Our first stop was the Greek and Roman sculpture galleries. The cool marble halls were filled with centuries of silence, punctuated only by the echo of footsteps. Statues of gods, warriors, and mythic figures stood frozen in motion—each chisel mark a whisper from the past. It was humbling to be surrounded by so much human history carved into stone.

From there, we moved to the special Matisse exhibit, Jazz. If the sculpture rooms were whispers, Jazz was a shout of color. The bold paper cutouts danced across the walls in wild blues, flaming reds, and bursts of sunshine yellow. You could almost feel Matisse’s joy—the unrestrained kind that comes from creating purely for the sake of movement and energy. After spending a while there, our heads spinning with color, we headed outside to find a shady bench for our bag lunch, surrounded by other museum-goers doing the same—a quiet lunch crowd buzzing softly about art.

At 1 p.m. we joined the guided tour of the Impressionist galleries, stepping into a world of flickering light and daydream color.
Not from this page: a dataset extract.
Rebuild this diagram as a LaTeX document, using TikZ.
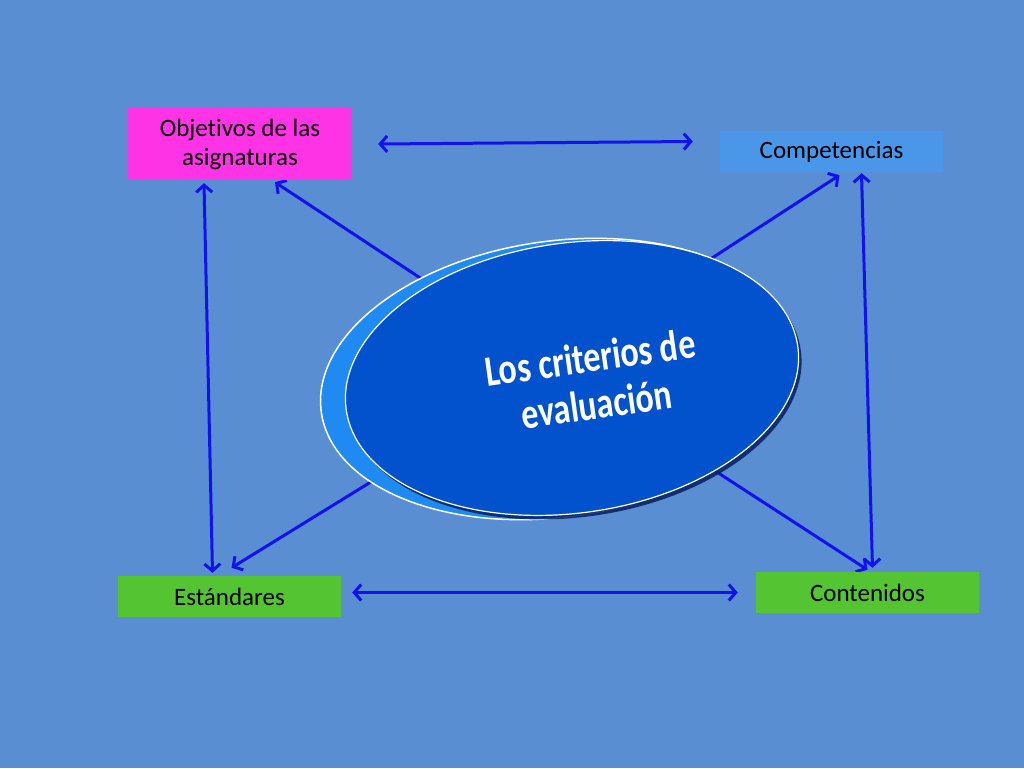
\documentclass[tikz,border=0pt]{standalone}
\usepackage{fontspec}
\setmainfont{Carlito}[Ligatures=NoCommon]
\usetikzlibrary{arrows.meta,shapes.geometric,backgrounds,shadows}
\definecolor{slideblue}{RGB}{89,142,211}
\definecolor{linkblue}{RGB}{18,18,236}
\definecolor{objmagenta}{RGB}{255,51,230}
\definecolor{compblue}{RGB}{74,150,232}
\definecolor{stdgreen}{RGB}{84,196,50}
\definecolor{critdark}{RGB}{2,82,206}
\definecolor{critlight}{RGB}{30,138,242}
\definecolor{critshadow}{RGB}{10,36,100}

\begin{document}
\begin{tikzpicture}[x=1pt,y=-1pt,
    box/.style={shape=rectangle,inner sep=0pt,minimum width=223pt,minimum height=41pt,
      font=\fontsize{25}{29}\selectfont,text=black,align=center},
    link/.style={draw=linkblue,line width=3pt},
    >={Straight Barb[length=7pt,width=16pt]}]
  \useasboundingbox (0,0) rectangle (1024,768);
  \begin{scope}[on background layer]
    \fill[slideblue] (0,0) rectangle (1024,768);
  \end{scope}
  \node[box,fill=objmagenta,minimum width=224pt,minimum height=72pt] (obj) at (240,144) {Objetivos de las\\asignaturas};
  \node[box,fill=compblue] (comp) at (831.5,151.5) {Competencias};
  \node[box,fill=stdgreen] (est) at (229.5,596.5) {Estándares};
  \node[box,fill=stdgreen] (cont) at (867.5,592.5) {Contenidos};
  \node[shape=ellipse,inner sep=0pt,fill=critlight,draw=white,line width=1.5pt,
    minimum width=478pt,minimum height=276pt,rotate=8] (critback) at (558,379) {};
  \node[shape=ellipse,inner sep=0pt,fill=critdark,draw=white,line width=1.2pt,
    minimum width=456pt,minimum height=270pt,rotate=8,
    drop shadow={shadow xshift=3pt,shadow yshift=-4pt,fill=critshadow,opacity=0.9}] (crit) at (572,378) {};
  \node[rotate=8,text=white,font=\bfseries\fontsize{34}{37}\selectfont] (critlabel) at (594,386)
    {\scalebox{1}[1.27]{\begin{tabular}{@{}c@{}}Los criterios de\\evaluación\end{tabular}}};
  \begin{scope}[on background layer]
    \draw[link,<->] ([xshift=26pt]obj.east) -- ([xshift=-27pt,yshift=10pt]comp.west);
    \draw[link,<->] ([xshift=11pt,yshift=4pt]est.east) -- ([xshift=-18pt]cont.west);
    \draw[link,<->] ([xshift=-36pt,yshift=-3pt]obj.south) -- ([xshift=-17pt,yshift=3pt]est.north);
    \draw[link,<->] ([xshift=30pt,yshift=-1pt]comp.south) -- ([xshift=5pt,yshift=4pt]cont.north);
    \draw[link,->] (crit.center) -- ([xshift=35pt,yshift=-2pt]obj.south);
    \draw[link,->] ([yshift=29pt]crit.center) -- ([xshift=8pt,yshift=-3pt]comp.south);
    \draw[link,->] ([yshift=20pt]crit.center) -- ([xshift=2pt,yshift=8pt]est.north);
    \draw[link,->] (crit.center) -- ([yshift=2pt]cont.north);
  \end{scope}
\end{tikzpicture}
\end{document}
Our guide was full of great stories—about how these artists broke every rule of their time, chasing how things felt rather than how they looked. We lingered at works by Renoir, Degas, and Pissarro, soaking in the warmth and motion of each brushstroke. After the tour, we kept exploring on our own, letting our favorite paintings pull us back for a second look.

By 3 p.m., we shifted gears again for the guided tour of Modern Art. Gone were the soft pastels and quiet gardens—these rooms hit you with energy and curiosity. Picasso’s angular portraits, Kandinsky’s bursts of chaos, and Rothko’s calm, meditative color fields all seemed to challenge what art could even be. Some pieces demanded deep thought; others just made us smile in surprise. That push and pull between beauty and confusion was what made it so fascinating.

The afternoon stretched on as we wandered through the final galleries, circling back to the Modern Wing where we began. The late-day sun streamed through the glass walls, catching dust motes and city reflections. By the time we stepped back out onto the skywalk toward Millennium Park, the light was fading, and the roar of the city returned. We walked back to our hotel tired, inspired, and filled with that particular kind of energy that only a full day with art can bring—a mix of color, history, and ideas still bouncing around in our heads.